If you happen to see a question you know the answer to, please do chime in and help your fellow community members. We encourage our fourm members to be more involved, jump in and help out your fellow researchers with their questions. GATK forum is a community forum and helping each other with using GATK tools and research is the cornerstone of our success as a genomics research community.We appreciate your help!
Test-drive the GATK tools and Best Practices pipelines on Terra
Check out this blog post to learn how you can get started with GATK and try out the pipelines in preconfigured workspaces (with a user-friendly interface!) without having to install anything.
How does HaplotypeCaller discriminate between heterozygous and homozygous variants?

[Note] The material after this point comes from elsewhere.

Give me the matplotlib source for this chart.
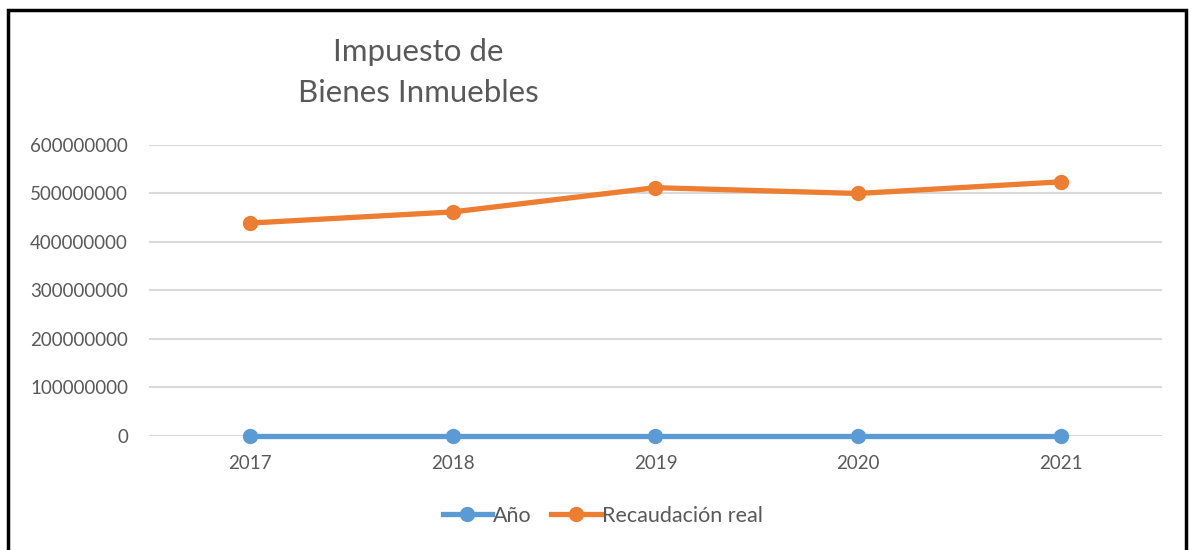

Dear members of the GATK team
I am using different GATK modules to detect some SNPs in my RNASeq data set. I did a test run for one individual to get an idea about the output of HaplotypeCaller. I know that I still need to filter my variants, but nevertheless I was wondering how HaplotypeCaller set the variant to heterozygous or homozygous. There must be another parameter to take into account (other than the AD values). Am I right?
Here is an example:
0|*|TRINITY_DN53108_c0_g1::TRINITY_DN53108_c0_g1_i1::g.132814::m.132814 7333 . G T 42.77 PASS AC=1;AF=0.500;AN=2;BaseQRankSum=1.644;ClippingRankSum=0.000;DP=21;ExcessHet=3.0103;FS=3.109;MLEAC=1;MLEAF=0.500;MQ=42.00;MQRankSum=0.000;QD=2.04;ReadPosRankSum=0.629;SOR=0.132 GT:AD:DP:GQ:PL 0/1:18,3:21:71:71,0,703
The genotype is 0/1 (G/T) and the AD is 18 to 3. Actually, I would say that this homozygous.

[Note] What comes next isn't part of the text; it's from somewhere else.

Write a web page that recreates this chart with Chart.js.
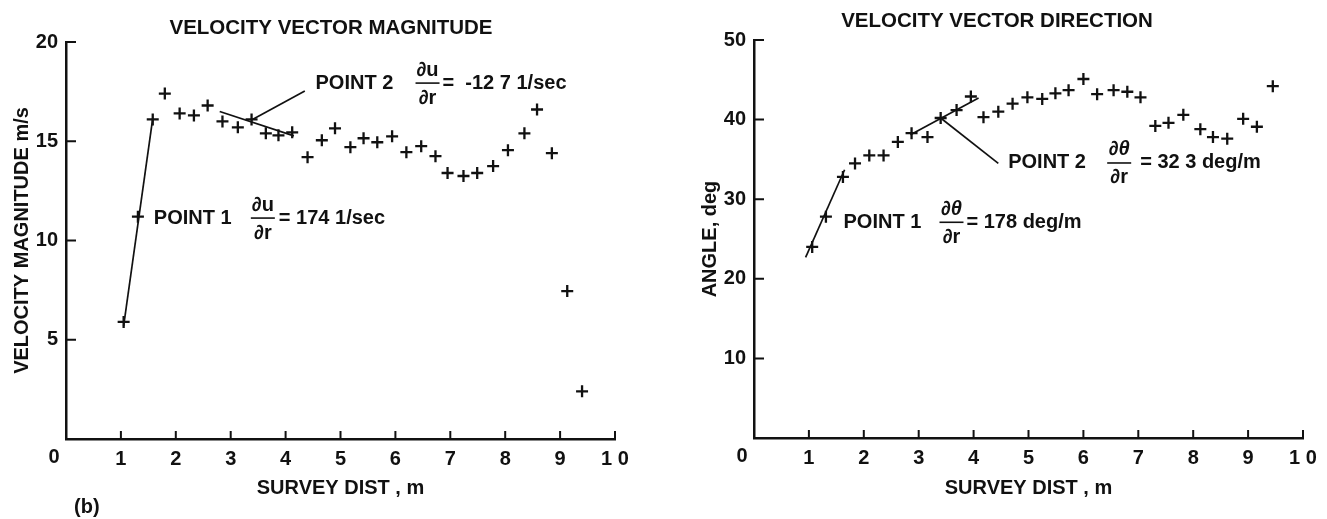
<!DOCTYPE html>
<html>
<head>
<meta charset="utf-8">
<title>Velocity vector magnitude and direction</title>
<script src="https://cdn.jsdelivr.net/npm/chart.js@4.4.1/dist/chart.umd.min.js"></script>
<style>
  html, body { margin: 0; padding: 0; background: #fff; }
  #wrap { position: relative; width: 1327px; height: 519px; overflow: hidden; }
  #magChart { position: absolute; left: 0; top: 0; }
  #dirChart { position: absolute; left: 660px; top: 0; }
</style>
</head>
<body>
<div id="wrap">
  <canvas id="magChart" width="660" height="519"></canvas>
  <canvas id="dirChart" width="667" height="519"></canvas>
</div>
<script>
const FONT = '"Liberation Sans", Arial, Helvetica, sans-serif';
const INK = '#111';

// left panel - velocity vector magnitude (m/s) against survey distance (m)
const magDist = [1.05, 1.31, 1.58, 1.8, 2.07, 2.33, 2.58, 2.85, 3.13, 3.38,
                 3.64, 3.87, 4.12, 4.4, 4.66, 4.9, 5.18, 5.42, 5.67, 5.94,
                 6.2, 6.47, 6.73, 6.95, 7.24, 7.49, 7.78, 8.05, 8.35, 8.58,
                 8.85, 9.13, 9.4];
const magSpeed = [5.9, 11.2, 16.1, 17.4, 16.4, 16.3, 16.8, 16.0, 15.7, 16.1,
                  15.4, 15.3, 15.45, 14.2, 15.05, 15.65, 14.7, 15.15, 14.95, 15.25,
                  14.45, 14.75, 14.25, 13.4, 13.25, 13.4, 13.75, 14.55, 15.4, 16.6,
                  14.4, 7.45, 2.4];
const magTangent1 = [[1.05, 5.7], [1.58, 16.15]];
const magTangent2 = [[2.8, 16.5], [4.15, 15.27]];
const magLeader2 = [[3.38, 16.07], [4.35, 17.53]];

// right panel - velocity vector direction (deg) against survey distance (m)
const dirDist = [1.06, 1.31, 1.62, 1.84, 2.1, 2.36, 2.62, 2.87, 3.16, 3.4,
                 3.69, 3.95, 4.18, 4.45, 4.71, 4.98, 5.25, 5.49, 5.73, 6.0,
                 6.25, 6.55, 6.8, 7.04, 7.31, 7.55, 7.82, 8.13, 8.36, 8.62,
                 8.91, 9.16, 9.45];
const dirAngle = [24.0, 27.8, 32.8, 34.5, 35.5, 35.5, 37.2, 38.3, 37.8, 40.2,
                  41.2, 42.9, 40.3, 41.0, 42.0, 42.8, 42.6, 43.3, 43.7, 45.1,
                  43.2, 43.7, 43.5, 42.8, 39.2, 39.6, 40.6, 38.8, 37.8, 37.6,
                  40.1, 39.1, 44.2];
const dirTangent1 = [[0.94, 22.7], [1.65, 33.7]];
const dirTangent2 = [[2.85, 38.1], [4.09, 42.7]];
const dirLeader2 = [[3.4, 40.2], [4.45, 34.5]];

// x tick labels: the 0 sits at the shared origin, 10 is printed spaced
const xTickLabels = ['0', '1', '2', '3', '4', '5', '6', '7', '8', '9', '1 0'];

const toPts = (xs, ys) => xs.map((v, i) => ({ x: v, y: ys[i] }));
const toXY = pairs => pairs.map(p => ({ x: p[0], y: p[1] }));

// inward tick marks, origin label, panel title and the derivative notes
const panelDecor = {
  id: 'panelDecor',
  afterDraw(chart, args, opts) {
    const { ctx, chartArea, scales: { x, y } } = chart;
    ctx.save();
    ctx.strokeStyle = INK;
    ctx.fillStyle = INK;
    ctx.lineWidth = 2;
    ctx.beginPath();
    x.ticks.forEach(t => {
      if (t.value === 0) return;
      const px = x.getPixelForValue(t.value);
      ctx.moveTo(px, y.bottom);
      ctx.lineTo(px, y.bottom - 8);
    });
    y.ticks.forEach(t => {
      if (t.value === 0) return;
      const py = y.getPixelForValue(t.value);
      ctx.moveTo(x.left, py);
      ctx.lineTo(x.left + 10, py);
    });
    ctx.stroke();

    ctx.font = 'bold 20px ' + FONT;
    ctx.textBaseline = 'middle';
    ctx.textAlign = 'center';
    ctx.fillText(xTickLabels[0], x.left - 12, y.bottom + 18);
    ctx.font = 'bold 20.5px ' + FONT;
    ctx.fillText(opts.title, chartArea.left + opts.titleDx, opts.titleY);
    ctx.font = 'bold 20px ' + FONT;

    opts.notes.forEach(n => {
      const ax = x.getPixelForValue(n.at[0]);
      const ay = y.getPixelForValue(n.at[1]);
      ctx.textAlign = 'left';
      ctx.fillText(n.label, ax, ay);
      const fx = ax + n.fracDx;
      // numerator: partial sign upright, symbol italic for theta
      const wd = ctx.measureText('∂').width;
      ctx.font = (n.italic ? 'italic bold 20px ' : 'bold 20px ') + FONT;
      const ws = ctx.measureText(n.sym).width;
      ctx.font = 'bold 20px ' + FONT;
      const nx = fx - (wd + ws) / 2;
      ctx.fillText('∂', nx, ay - 13);
      ctx.font = (n.italic ? 'italic bold 20px ' : 'bold 20px ') + FONT;
      ctx.fillText(n.sym, nx + wd, ay - 13);
      ctx.font = 'bold 20px ' + FONT;
      ctx.textAlign = 'center';
      ctx.fillText('∂r', fx, ay + 15);
      ctx.beginPath();
      ctx.lineWidth = 1.6;
      ctx.moveTo(fx - 12, ay);
      ctx.lineTo(fx + 12, ay);
      ctx.stroke();
      ctx.textAlign = 'left';
      ctx.fillText(n.value, ax + n.restDx, ay);
    });

    if (opts.tag) {
      ctx.textAlign = 'left';
      ctx.fillText(opts.tag, chartArea.left + 8, 507);
    }
    ctx.restore();
  }
};

function makePanel(id, cfg) {
  const tickFont = { family: FONT, size: 20, weight: 'bold' };
  new Chart(document.getElementById(id), {
    type: 'scatter',
    data: {
      datasets: [
        {
          data: cfg.points,
          pointStyle: 'cross',
          pointRadius: 6,
          pointBorderWidth: 2.3,
          borderColor: INK,
          backgroundColor: INK,
          showLine: false
        },
        ...cfg.lines.map(l => ({
          data: toXY(l),
          showLine: true,
          borderColor: INK,
          borderWidth: 1.7,
          pointRadius: 0
        }))
      ]
    },
    options: {
      responsive: false,
      animation: false,
      events: [],
      layout: { padding: { top: cfg.top, right: cfg.right, left: 0, bottom: 0 } },
      plugins: {
        legend: { display: false },
        tooltip: { enabled: false },
        panelDecor: cfg.decor
      },
      scales: {
        x: {
          type: 'linear',
          min: 0,
          max: 10,
          afterFit: s => { s.height = cfg.xHeight; },
          grid: { display: false, drawTicks: false },
          border: { display: true, color: INK, width: 2.5 },
          ticks: {
            stepSize: 1,
            padding: 8,
            color: INK,
            font: tickFont,
            callback: v => (v === 0 ? '' : xTickLabels[v])
          },
          title: {
            display: true,
            text: 'SURVEY DIST , m',
            color: INK,
            font: { family: FONT, size: 20, weight: 'bold' },
            padding: { top: 0, bottom: 19 }
          }
        },
        y: {
          type: 'linear',
          min: 0,
          max: cfg.yMax,
          afterFit: s => { s.width = cfg.yWidth; },
          grid: { display: false, drawTicks: false },
          border: { display: true, color: INK, width: 2.5 },
          ticks: {
            stepSize: cfg.yStep,
            padding: 8,
            color: INK,
            font: tickFont,
            callback: v => (v === 0 ? '' : v)
          },
          title: {
            display: true,
            text: cfg.yTitle,
            color: INK,
            font: { family: FONT, size: 20, weight: 'bold' },
            padding: { top: cfg.yTitlePad }
          }
        }
      }
    },
    plugins: [panelDecor]
  });
}

makePanel('magChart', {
  points: toPts(magDist, magSpeed),
  lines: [magTangent1, magTangent2, magLeader2],
  top: 42, right: 45, xHeight: 80, yWidth: 66,
  yMax: 20, yStep: 5,
  yTitle: 'VELOCITY MAGNITUDE m/s', yTitlePad: 10,
  decor: {
    title: 'VELOCITY VECTOR MAGNITUDE', titleDx: 265, titleY: 28,
    tag: '(b)',
    notes: [
      { at: [4.545, 17.93], label: 'POINT 2', sym: 'u', italic: false,
        fracDx: 112, restDx: 127, value: '=  -12 7 1/sec' },
      { at: [1.6, 11.13], label: 'POINT 1', sym: 'u', italic: false,
        fracDx: 109, restDx: 125, value: '= 174 1/sec' }
    ]
  }
});

makePanel('dirChart', {
  points: toPts(dirDist, dirAngle),
  lines: [dirTangent1, dirTangent2, dirLeader2],
  top: 40, right: 24, xHeight: 81, yWidth: 94,
  yMax: 50, yStep: 10,
  yTitle: 'ANGLE, deg', yTitlePad: 38,
  decor: {
    title: 'VELOCITY VECTOR DIRECTION', titleDx: 243, titleY: 21,
    notes: [
      { at: [4.63, 34.55], label: 'POINT 2', sym: 'θ', italic: true,
        fracDx: 111, restDx: 132, value: '= 32 3 deg/m' },
      { at: [1.63, 27.1], label: 'POINT 1', sym: 'θ', italic: true,
        fracDx: 108, restDx: 123, value: '= 178 deg/m' }
    ]
  }
});
</script>
</body>
</html>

Before I mapped the reads to the reference, I filtered the reads with FastQC and did other processing steps like adapter trimming. I also marked and removed duplicated reads from the BAM file. So, my reads are processed correctly (I would say) and I could trust the final reads.

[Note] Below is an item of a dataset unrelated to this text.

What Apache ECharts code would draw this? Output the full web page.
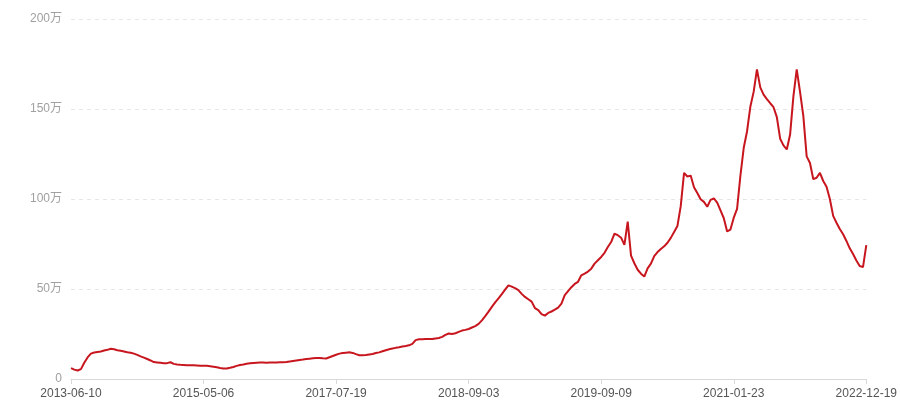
<!DOCTYPE html>
<html>
<head>
<meta charset="utf-8">
<script src="https://cdn.jsdelivr.net/npm/echarts@6/dist/echarts.min.js"></script>
<style>
html,body{margin:0;padding:0;background:#fff;overflow:hidden;}
#chart{width:900px;height:400px;}
</style>
</head>
<body>
<div id="chart"></div>
<script>
// Categories (dates)
const dates = [
'2013-06-10','2013-06-27','2013-07-14','2013-07-31','2013-08-17','2013-09-03','2013-09-20','2013-10-07','2013-10-24','2013-11-10',
'2013-11-27','2013-12-14','2013-12-31','2014-01-17','2014-02-03','2014-02-20','2014-03-09','2014-03-26','2014-04-12','2014-04-29',
'2014-05-16','2014-06-02','2014-06-19','2014-07-06','2014-07-23','2014-08-09','2014-08-26','2014-09-12','2014-09-29','2014-10-16',
'2014-11-02','2014-11-19','2014-12-06','2014-12-23','2015-01-09','2015-01-26','2015-02-12','2015-03-01','2015-03-18','2015-04-04',
'2015-05-06','2015-05-26','2015-06-15','2015-07-05','2015-07-25','2015-08-14','2015-09-03','2015-09-23','2015-10-13','2015-11-02',
'2015-11-22','2015-12-12','2016-01-01','2016-01-21','2016-02-10','2016-03-01','2016-03-21','2016-04-10','2016-04-30','2016-05-20',
'2016-06-09','2016-06-29','2016-07-19','2016-08-08','2016-08-28','2016-09-17','2016-10-07','2016-10-27','2016-11-16','2016-12-06',
'2016-12-26','2017-01-15','2017-02-04','2017-02-24','2017-03-16','2017-04-05','2017-04-25','2017-05-15','2017-06-04','2017-06-24',
'2017-07-19','2017-07-29','2017-08-08','2017-08-18','2017-08-28','2017-09-07','2017-09-17','2017-09-27','2017-10-07','2017-10-17',
'2017-10-27','2017-11-06','2017-11-16','2017-11-26','2017-12-06','2017-12-16','2017-12-26','2018-01-05','2018-01-15','2018-01-25',
'2018-02-04','2018-02-14','2018-02-24','2018-03-06','2018-03-16','2018-03-26','2018-04-05','2018-04-15','2018-04-25','2018-05-05',
'2018-05-15','2018-05-25','2018-06-04','2018-06-14','2018-06-24','2018-07-04','2018-07-14','2018-07-24','2018-08-03','2018-08-13',
'2018-09-03','2018-09-12','2018-09-21','2018-09-30','2018-10-09','2018-10-18','2018-10-27','2018-11-05','2018-11-14','2018-11-23',
'2018-12-02','2018-12-11','2018-12-20','2018-12-29','2019-01-07','2019-01-16','2019-01-25','2019-02-03','2019-02-12','2019-02-21',
'2019-03-02','2019-03-11','2019-03-20','2019-03-29','2019-04-07','2019-04-16','2019-04-25','2019-05-04','2019-05-13','2019-05-22',
'2019-05-31','2019-06-09','2019-06-18','2019-06-27','2019-07-06','2019-07-15','2019-07-24','2019-08-02','2019-08-11','2019-08-20',
'2019-09-09','2019-09-21','2019-10-03','2019-10-15','2019-10-27','2019-11-08','2019-11-20','2019-12-02','2019-12-14','2019-12-26',
'2020-01-07','2020-01-19','2020-01-31','2020-02-12','2020-02-24','2020-03-07','2020-03-19','2020-03-31','2020-04-12','2020-04-24',
'2020-05-06','2020-05-18','2020-05-30','2020-06-11','2020-06-23','2020-07-05','2020-07-17','2020-07-29','2020-08-10','2020-08-22',
'2020-09-03','2020-09-15','2020-09-27','2020-10-09','2020-10-21','2020-11-02','2020-11-14','2020-11-26','2020-12-08','2020-12-20',
'2021-01-23','2021-02-09','2021-02-26','2021-03-15','2021-04-01','2021-04-18','2021-05-05','2021-05-22','2021-06-08','2021-06-25',
'2021-07-12','2021-07-29','2021-08-15','2021-09-01','2021-09-18','2021-10-05','2021-10-22','2021-11-08','2021-11-25','2021-12-12',
'2021-12-29','2022-01-15','2022-02-01','2022-02-18','2022-03-07','2022-03-24','2022-04-10','2022-04-27','2022-05-14','2022-05-31',
'2022-06-17','2022-07-04','2022-07-21','2022-08-07','2022-08-24','2022-09-10','2022-09-27','2022-10-14','2022-10-31','2022-11-17',
'2022-12-19'
];

// Series values (unit: 万)
const values = [
6.0,5.2,4.7,5.5,9.0,12.0,14.1,14.7,15.0,15.3,15.8,16.2,16.8,16.5,16.0,15.7,15.3,14.9,14.6,14.1,
13.4,12.6,11.9,11.1,10.3,9.4,9.2,9.0,8.8,8.8,9.3,8.4,8.1,7.9,7.8,7.7,7.6,7.6,7.5,7.4,
7.4,7.3,7.1,6.8,6.5,6.1,5.8,5.8,6.2,6.7,7.3,7.8,8.1,8.5,8.7,8.9,9.0,9.1,9.1,9.0,
9.1,9.1,9.2,9.3,9.3,9.4,9.7,10.0,10.3,10.6,10.8,11.1,11.3,11.5,11.6,11.7,11.5,11.4,12.1,12.8,
13.5,14.1,14.4,14.6,14.8,14.5,13.8,13.2,13.2,13.3,13.6,13.9,14.4,14.8,15.4,16.0,16.5,16.9,17.3,17.6,
18.0,18.3,18.7,19.5,21.6,22.1,22.1,22.2,22.2,22.2,22.5,22.8,23.4,24.5,25.3,25.0,25.4,26.2,26.9,27.3,
27.8,28.6,29.4,30.6,32.6,34.9,37.4,40.1,42.6,44.8,47.2,49.6,52.0,51.3,50.5,49.4,47.3,45.6,44.3,43.0,
39.4,38.3,36.0,35.2,36.7,37.5,38.5,39.7,41.9,46.6,48.8,51.0,52.8,54.0,57.6,58.6,59.7,61.3,64.1,66.0,
67.8,70.1,73.3,76.1,80.7,79.9,78.5,74.5,87.4,68.5,64.3,60.7,58.5,56.9,61.5,64.1,68.3,70.5,72.2,73.7,
75.7,78.4,81.7,85.0,96.0,114.5,112.5,113.0,106.5,103.3,99.9,98.4,95.7,99.5,100.3,98.0,93.7,89.3,82.0,83.0,
89.6,94.5,112.8,128.3,137.5,151.2,159.5,172.0,162.0,158.0,155.5,153.2,151.0,145.5,133.5,129.8,127.5,135.8,157.0,172.0,
159.5,146.0,123.7,120.0,111.0,111.8,114.5,110.0,106.8,100.0,90.6,86.8,83.3,80.4,76.7,72.6,69.4,65.8,62.8,62.2,
74.4
];

// Y-axis tick values (unit: 万)
const yTicks = [0, 50, 100, 150, 200];

const FONT = "'Liberation Sans', 'Noto Sans CJK SC', sans-serif";
const chart = echarts.init(document.getElementById('chart'), null, {renderer: 'canvas'});
chart.setOption({
  animation: false,
  backgroundColor: '#ffffff',
  grid: {left: 71, right: 29, top: 19, bottom: 21, containLabel: false},
  tooltip: {trigger: 'axis'},
  xAxis: {
    type: 'category',
    data: dates,
    boundaryGap: false,
    axisLine: {lineStyle: {color: '#d9d9d9', width: 1}},
    axisTick: {show: true, interval: 39, length: 5, lineStyle: {color: '#d9d9d9'}},
    axisLabel: {interval: 39, color: '#555555', fontSize: 12, fontFamily: FONT, margin: 9}
  },
  yAxis: {
    type: 'value',
    min: yTicks[0],
    max: yTicks[yTicks.length - 1],
    interval: yTicks[1] - yTicks[0],
    axisLine: {show: false},
    axisTick: {show: false},
    axisLabel: {
      color: '#a0a0a0', fontSize: 12, fontFamily: FONT, margin: 9,
      formatter: function (v) { return v === 0 ? '0' : v + '万'; }
    },
    splitLine: {show: true, lineStyle: {color: '#e6e6e6', type: [4, 4], width: 1}}
  },
  series: [{
    type: 'line',
    data: values,
    showSymbol: false,
    symbol: 'none',
    smooth: false,
    lineStyle: {color: '#c8161e', width: 2},
    itemStyle: {color: '#c8161e'}
  }]
});
</script>
</body>
</html>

Nevertheless, with a ration of 18:3, I would still suggest a homozygous variant (just based on the AD values). I would change my mind if there is another value which is important for the decision or if one can say: "If you trust your read files, than this ration is still a reliable result for heterozygous variants.".
But still: If I doubt the files:
Is there any possibility to filter the variants based on their AD values? An example would be to filter out all heterozygous variants which are below the ratio of 30% : 70%?
Thanks in advance for your reply and I am looking forward to your answers.